Sound And Vision: Martin Scorsese
In the article series Sound and Vision we take a look at music videos from notable directors. This week we look at Robbie Robertson's Somewhere Down The Crazy River, directed by Martin Scorsese.
This is the big one, right? Martin Scorsese! He directed the music video of Michael Jackson's Bad after all, a music video that was so famous it was paid homage to at least twice. Once by Michael Jackson himself, in the music video for Badder, which was included in Moonwalker. And once by Weird Al Yankovich, who filmed his parody for the music video for Fat on the then still existing set of Moonwalker. Scorsese's shadow hung over the music video industry so largely, that the music video was considered a classic the day it came out, and opened the door for a lot of larger 'auteur directed' music videos that play more like short films.
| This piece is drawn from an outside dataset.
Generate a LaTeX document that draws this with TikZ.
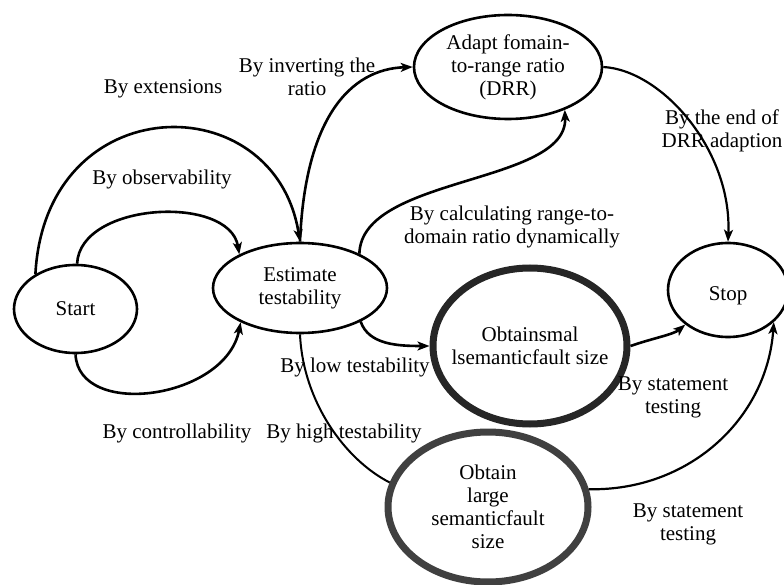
\documentclass[tikz,border=0pt]{standalone}
\usepackage{fontspec}
\setmainfont{Liberation Serif}
\usetikzlibrary{shapes.geometric,arrows.meta}
\begin{document}
\begin{tikzpicture}[x=1pt,y=-1pt,
    every node/.style={font=\fontsize{21}{23}\selectfont,align=center},
    state/.style={ellipse,draw,line width=2.6pt,inner sep=0pt},
    heavy/.style={state,line width=7pt},
    link/.style={line width=2.6pt,-{Stealth[length=12pt,width=9pt,inset=3pt]}},
    plain/.style={line width=2pt}]
    \useasboundingbox (0,0) rectangle (784,585);
    % states
    \node[state,minimum width=123pt,minimum height=88pt] (start) at (75.5,309) {Start};
    \node[state,minimum width=174pt,minimum height=90pt] (est) at (300,288) {Estimate\\testability};
    \node[state,minimum width=188pt,minimum height=104pt] (adapt) at (508,67) {Adapt fomain-\\to-range ratio\\(DRR)};
    \node[state,minimum width=120pt,minimum height=94pt,label={[yshift=-6pt]center:Stop}] (stop) at (728,290) {};
    \node[heavy,draw=black!85,minimum width=194pt,minimum height=156pt,inner xsep=-14pt] (small) at (530,346) {Obtainsmal\\lsemanticfault size};
    \node[heavy,draw=black!75,minimum width=200pt,minimum height=150pt] (large) at (488,507) {Obtain\\large\\semanticfault\\size};
    % transitions
    \draw[link] (start.139) .. controls +(10,-187) and +(-25,-158) .. (est.90);
    \draw[link] (start.88) .. controls +(3,-62) and +(-10,-60) .. (est.151);
    \draw[link] (start.south) .. controls +(3,65) and +(-15,77) .. (est.210);
    \draw[link] (est.90) .. controls +(5,-123) and +(-63,2) .. (adapt.west);
    \draw[link] (est.30) .. controls +(2,-78) and +(3,75) .. (adapt.323);
    \draw[link] (est.331) .. controls +(8,23) and +(-32,0) .. (small.west);
    \draw[plain] (est.south) .. controls +(3,67) and +(-45,-23) .. (large.166);
    \draw[link,line width=2.2pt] (adapt.east) .. controls +(58,3) and +(4,-92) .. (stop.north);
    \draw[link] (small.east) .. controls +(23,-8) and +(-12,10) .. (stop.219);
    \draw[link,line width=2.2pt] (large.10) .. controls +(100,2) and +(-7,97) .. (stop.325);
    % labels
    \node (lext) at (163,89) {By extensions};
    \node (linv) at (307,77) {By inverting the\\ratio};
    \node (lobs) at (162,179) {By observability};
    \node (lcon) at (177,433) {By controllability};
    \node (lhigh) at (344,433) {By high testability};
    \node (llow) at (355,367) {By low testability};
    \node (lcalc) at (512,227) {By calculating range-to-\\domain ratio dynamically};
    \node (lend) at (722,131) {By the end of\\DRR adaption};
    \node (lst1) at (673,397) {By statement\\testing};
    \node (lst2) at (688,524) {By statement\\testing};
\end{tikzpicture}
\end{document}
But it is not the music video I'm gonna highlight. The name of the game for Sound and Vision, after all, for me, is partly the focus on forgotten music videos. Or music videos you might not know have been directed by famous people. Both things are true for the sole other music video Martin Scorsese has directed so far: Robbie Robertson's Somewhere Down The Crazy River.
Robbie Robertson, who was the lead singer of The Band, of course has a history with Martin Scorsese, through his direction of The Last Waltz. It is one of many instances in which Scorsese has directed concert films or documentaries about his favorite artists (The Rolling Stones: Shine a Light; Bob Dylan: No Direction Home) or genres (Martin Scorsese presents: The Blues). It is kind of a wonder, then, that Scorsese only directed two music videos in his lifetime thus far.
The music video for Somewhere Down the Crazy River is simple yet effective: it shows Robbie Robertson performing against a stark colorful backdrop that subtly changes color and lighting throughout. At the end there is a long steamy make out session with a love-interest. On paper, it is not much to fret about. In execution it's quite striking. Call me crazy, but I think it's a stronger set piece than Bad. More stripped down in story and execution, but all the more memorable for it. It might not have the reputation that Bad did, but it deserves a second watch.